Inherent security weaknesses in low-level building management, air conditioning or access-control systems can open up vulnerabilities in the mission critical data systems to which they are connected for example – one reason why installers must make sure the solutions they install are watertight.

“Wherever we sit in the supply chain, in the interconnected ecosystem that is the Internet of Things, there is potential impact on everything else,” explained Mike Gillespie, a security consultant at AdventIM (and #14 on our recent rundown of the top 50 most influential in security and fire) speaking at IFSEC International in London last week.

“CCTV, access control, air conditioning, building fabric systems – they all have the potential to be connected to critical national infrastructure (CNI) and an attack on them can ultimately enable an attack on banks, water processing plants and nuclear facilities.”

Gillespie offered advice for installers struggling to come to terms with this new world, urging them to ‘push back’ on their suppliers and product manufacturers to demonstrate their systems were adequately protected against cyber attack, data loss and unauthorised access.
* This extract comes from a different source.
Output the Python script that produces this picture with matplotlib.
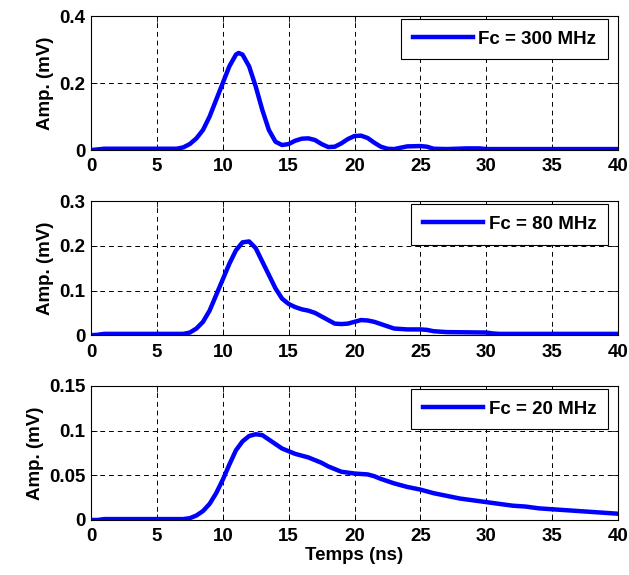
import matplotlib
matplotlib.use("Agg")
import matplotlib.pyplot as plt

plt.rcParams['font.family'] = ['Liberation Sans', 'DejaVu Sans']
plt.rcParams['font.weight'] = 'bold'

# Data
t_300 = [0, 0.5, 1, 5, 6.5, 7, 7.5, 8, 8.5, 9, 9.5, 10, 10.5, 11, 11.2, 11.5, 12, 12.5, 13,
         13.5, 14, 14.5, 15, 15.5, 16, 16.5, 17, 17.5, 18, 18.5, 19, 19.5, 20, 20.5, 21,
         21.5, 22, 22.5, 23, 23.5, 24, 25, 25.5, 26, 27, 28.5, 29.5, 30, 40]
v_300 = [0, 0.002, 0.004, 0.004, 0.004, 0.008, 0.018, 0.035, 0.06, 0.1, 0.15, 0.2, 0.25,
         0.285, 0.29, 0.285, 0.25, 0.19, 0.12, 0.06, 0.025, 0.015, 0.018, 0.028, 0.034,
         0.035, 0.03, 0.018, 0.009, 0.01, 0.02, 0.033, 0.042, 0.043, 0.036, 0.022, 0.01,
         0.004, 0.003, 0.007, 0.011, 0.012, 0.01, 0.004, 0.003, 0.005, 0.005, 0.003, 0.003]

t_80 = [0, 0.5, 1, 5, 7, 7.5, 8, 8.5, 9, 9.5, 10, 10.5, 11, 11.5, 12, 12.5, 13, 13.5, 14,
        14.5, 15, 15.5, 16, 16.5, 17, 17.5, 18, 18.5, 19, 19.5, 20, 20.5, 21, 21.5, 22,
        22.5, 23, 24, 25, 25.5, 26, 27, 30, 30.5, 31, 40]
v_80 = [0, 0.001, 0.003, 0.003, 0.003, 0.006, 0.015, 0.03, 0.055, 0.09, 0.125, 0.16,
        0.19, 0.208, 0.21, 0.195, 0.165, 0.135, 0.105, 0.082, 0.07, 0.063, 0.058, 0.055,
        0.05, 0.042, 0.034, 0.026, 0.025, 0.026, 0.03, 0.034, 0.033, 0.03, 0.025, 0.02,
        0.015, 0.013, 0.013, 0.012, 0.009, 0.007, 0.006, 0.004, 0.003, 0.003]

t_20 = [0, 0.5, 1, 5, 7, 7.5, 8, 8.5, 9, 9.5, 10, 10.5, 11, 11.5, 12, 12.5, 13, 13.5, 14,
        14.5, 15, 15.5, 16, 16.5, 17, 17.5, 18, 18.5, 19, 20, 21, 21.5, 22, 23, 24, 25, 26,
        27, 28, 29, 30, 31, 32, 33, 34, 35, 36, 37, 38, 39, 40]
v_20 = [0, 0, 0.001, 0.001, 0.001, 0.002, 0.005, 0.01, 0.018, 0.03, 0.045, 0.062, 0.078,
        0.088, 0.094, 0.096, 0.095, 0.09, 0.085, 0.08, 0.077, 0.074, 0.072, 0.07, 0.067,
        0.064, 0.06, 0.057, 0.054, 0.052, 0.051, 0.049, 0.046, 0.041, 0.037, 0.034, 0.03,
        0.027, 0.024, 0.022, 0.02, 0.018, 0.016, 0.015, 0.013, 0.012, 0.011, 0.01, 0.009,
        0.008, 0.007]

labels = ['Fc = 300 MHz', 'Fc = 80 MHz', 'Fc = 20 MHz']
ylims = [0.4, 0.3, 0.15]
yticks = [[0, 0.2, 0.4], [0, 0.1, 0.2, 0.3], [0, 0.05, 0.1, 0.15]]
yticklabels = [['0', '0.2', '0.4'], ['0', '0.1', '0.2', '0.3'], ['0', '0.05', '0.1', '0.15']]
xticks = [0, 5, 10, 15, 20, 25, 30, 35, 40]

series = [(t_300, v_300), (t_80, v_80), (t_20, v_20)]

FS = 13.5
fig = plt.figure(figsize=(6.29, 5.75), dpi=100)
left, width, height = 0.1447, 0.8378, 0.233
bottoms = [0.739, 0.417, 0.0957]

for i, (t, v) in enumerate(series):
    ax = fig.add_axes([left, bottoms[i], width, height])
    ax.plot(t, v, color='#0000ff', lw=3.2, label=labels[i], solid_joinstyle='round')
    ax.set_xlim(0, 40)
    ax.set_ylim(0, ylims[i])
    ax.set_xticks(xticks)
    ax.set_xticklabels([str(x) for x in xticks])
    ax.set_yticks(yticks[i])
    ax.set_yticklabels(yticklabels[i])
    ax.grid(True, color='black', linestyle=(0, (5, 4)), lw=0.7)
    ax.tick_params(direction='in', labelsize=FS, length=4, width=0.6, top=True, right=True)
    ax.tick_params(axis='x', pad=6)
    ax.tick_params(axis='y', pad=4)
    for lbl in ax.get_xticklabels() + ax.get_yticklabels():
        lbl.set_fontweight('bold')
    for sp in ax.spines.values():
        sp.set_linewidth(0.8)
    ax.set_ylabel('Amp. (mV)', fontsize=FS, fontweight='bold', labelpad=4)
    leg = ax.legend(loc='upper right', fontsize=FS, handlelength=3.2, handletextpad=0.3,
                    fancybox=False, framealpha=1, edgecolor='black',
                    borderpad=0.62, borderaxespad=0, bbox_to_anchor=(0.981, 0.978))
    leg.get_frame().set_linewidth(0.8)
    for txt in leg.get_texts():
        txt.set_fontweight('bold')
    if i == 2:
        ax.set_xlabel('Temps (ns)', fontsize=FS, fontweight='bold', labelpad=1)

fig.savefig('out.png', dpi=100)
“I know there are products going out today which use out of data network protocols and that should not be good enough for us in the installer community,” he said. “We need them to say to us ‘this is as secure as it could possibly be’, otherwise it’s a duff product from the start.”

Installers must also make a frank and honest assessment of the cyber security skill sets within their organisation and take steps to fill in any gaps – either through recruitment or training.

They must learn the language of data security and inspire confidence by talking to clients in a knowledgeable and capable way whilst simultaneously offering proven, certified solutions that guarantee a minimum, base standard of data security.

“This is a commercial opportunity that can be used as a unique selling point,” said Gillespie. “Installers have the opportunity to shape the direction of this by engaging with their supply base, manufacturers and channel partners and saying ‘we will only take this if you can prove to me it is s secure product’.”